WHAT IS REQUIRED: Reproduce each line of the material exactly, minus any picture.

DATA BLOCK:
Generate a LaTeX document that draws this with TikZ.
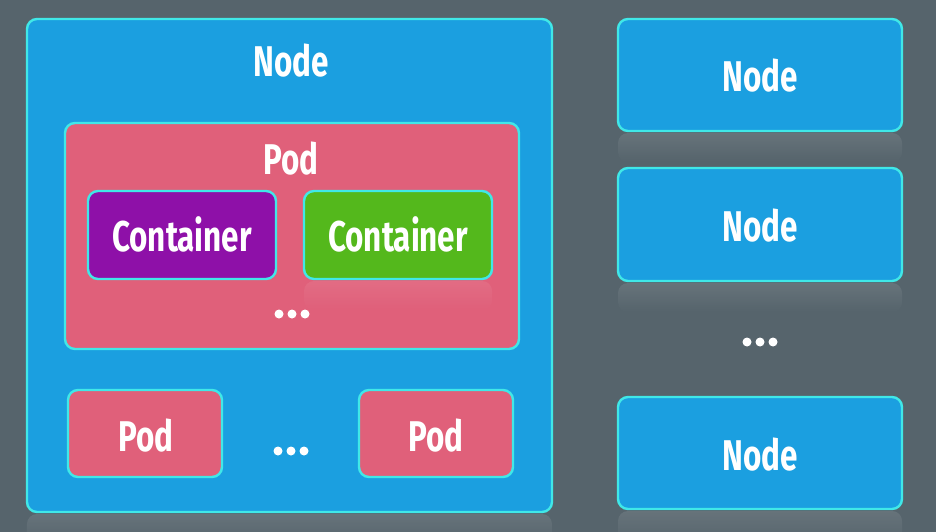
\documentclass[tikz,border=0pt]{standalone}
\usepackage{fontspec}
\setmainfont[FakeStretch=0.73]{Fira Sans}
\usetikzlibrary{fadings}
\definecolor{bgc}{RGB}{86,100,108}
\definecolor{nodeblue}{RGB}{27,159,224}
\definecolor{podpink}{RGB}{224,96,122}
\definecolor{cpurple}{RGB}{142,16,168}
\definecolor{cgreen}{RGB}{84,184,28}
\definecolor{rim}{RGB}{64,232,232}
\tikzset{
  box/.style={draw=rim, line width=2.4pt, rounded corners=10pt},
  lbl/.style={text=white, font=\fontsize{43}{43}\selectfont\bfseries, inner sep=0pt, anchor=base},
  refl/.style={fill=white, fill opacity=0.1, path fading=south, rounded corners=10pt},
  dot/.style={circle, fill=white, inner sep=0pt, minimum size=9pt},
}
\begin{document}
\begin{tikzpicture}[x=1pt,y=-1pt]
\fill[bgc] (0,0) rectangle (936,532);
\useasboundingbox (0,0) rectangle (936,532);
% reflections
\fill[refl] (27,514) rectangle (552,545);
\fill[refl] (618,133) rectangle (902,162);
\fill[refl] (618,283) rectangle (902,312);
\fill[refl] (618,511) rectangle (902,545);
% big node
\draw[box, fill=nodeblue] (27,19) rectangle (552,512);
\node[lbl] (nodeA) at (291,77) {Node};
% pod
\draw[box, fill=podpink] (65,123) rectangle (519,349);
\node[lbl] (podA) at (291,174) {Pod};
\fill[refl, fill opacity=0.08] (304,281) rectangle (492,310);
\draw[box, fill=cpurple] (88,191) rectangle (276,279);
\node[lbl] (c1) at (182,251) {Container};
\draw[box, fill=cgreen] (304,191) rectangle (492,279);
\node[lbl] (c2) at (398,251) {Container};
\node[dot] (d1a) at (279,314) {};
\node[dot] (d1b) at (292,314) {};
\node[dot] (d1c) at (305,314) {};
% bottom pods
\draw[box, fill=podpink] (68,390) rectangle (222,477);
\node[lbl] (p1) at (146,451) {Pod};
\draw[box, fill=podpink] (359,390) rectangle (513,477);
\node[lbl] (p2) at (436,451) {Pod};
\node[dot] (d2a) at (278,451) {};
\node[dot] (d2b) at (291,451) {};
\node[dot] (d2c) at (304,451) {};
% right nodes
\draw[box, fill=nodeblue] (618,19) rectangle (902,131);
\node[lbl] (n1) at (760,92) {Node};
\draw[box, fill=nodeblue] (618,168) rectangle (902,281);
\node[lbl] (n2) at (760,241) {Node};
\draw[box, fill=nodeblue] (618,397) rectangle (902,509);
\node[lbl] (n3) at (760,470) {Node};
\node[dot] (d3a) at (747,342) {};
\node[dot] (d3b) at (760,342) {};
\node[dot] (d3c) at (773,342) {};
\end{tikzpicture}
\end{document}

RESULT OF THE EXERCISE:
Generate a LaTeX document that draws this with TikZ.
\documentclass[tikz,border=0pt]{standalone}
\usepackage{fontspec}
\setmainfont[FakeStretch=0.73]{Fira Sans}
\usetikzlibrary{fadings}
\definecolor{bgc}{RGB}{86,100,108}
\definecolor{nodeblue}{RGB}{27,159,224}
\definecolor{podpink}{RGB}{224,96,122}
\definecolor{cpurple}{RGB}{142,16,168}
\definecolor{cgreen}{RGB}{84,184,28}
\definecolor{rim}{RGB}{64,232,232}
\tikzset{
  box/.style={draw=rim, line width=2.4pt, rounded corners=10pt},
  lbl/.style={text=white, font=\fontsize{43}{43}\selectfont\bfseries, inner sep=0pt, anchor=base},
  refl/.style={fill=white, fill opacity=0.1, path fading=south, rounded corners=10pt},
  dot/.style={circle, fill=white, inner sep=0pt, minimum size=9pt},
}
\begin{document}
\begin{tikzpicture}[x=1pt,y=-1pt]
\fill[bgc] (0,0) rectangle (936,532);
\useasboundingbox (0,0) rectangle (936,532);
% reflections
\fill[refl] (27,514) rectangle (552,545);
\fill[refl] (618,133) rectangle (902,162);
\fill[refl] (618,283) rectangle (902,312);
\fill[refl] (618,511) rectangle (902,545);
% big node
\draw[box, fill=nodeblue] (27,19) rectangle (552,512);
\node[lbl] (nodeA) at (291,77) {Node};
% pod
\draw[box, fill=podpink] (65,123) rectangle (519,349);
\node[lbl] (podA) at (291,174) {Pod};
\fill[refl, fill opacity=0.08] (304,281) rectangle (492,310);
\draw[box, fill=cpurple] (88,191) rectangle (276,279);
\node[lbl] (c1) at (182,251) {Container};
\draw[box, fill=cgreen] (304,191) rectangle (492,279);
\node[lbl] (c2) at (398,251) {Container};
\node[dot] (d1a) at (279,314) {};
\node[dot] (d1b) at (292,314) {};
\node[dot] (d1c) at (305,314) {};
% bottom pods
\draw[box, fill=podpink] (68,390) rectangle (222,477);
\node[lbl] (p1) at (146,451) {Pod};
\draw[box, fill=podpink] (359,390) rectangle (513,477);
\node[lbl] (p2) at (436,451) {Pod};
\node[dot] (d2a) at (278,451) {};
\node[dot] (d2b) at (291,451) {};
\node[dot] (d2c) at (304,451) {};
% right nodes
\draw[box, fill=nodeblue] (618,19) rectangle (902,131);
\node[lbl] (n1) at (760,92) {Node};
\draw[box, fill=nodeblue] (618,168) rectangle (902,281);
\node[lbl] (n2) at (760,241) {Node};
\draw[box, fill=nodeblue] (618,397) rectangle (902,509);
\node[lbl] (n3) at (760,470) {Node};
\node[dot] (d3a) at (747,342) {};
\node[dot] (d3b) at (760,342) {};
\node[dot] (d3c) at (773,342) {};
\end{tikzpicture}
\end{document}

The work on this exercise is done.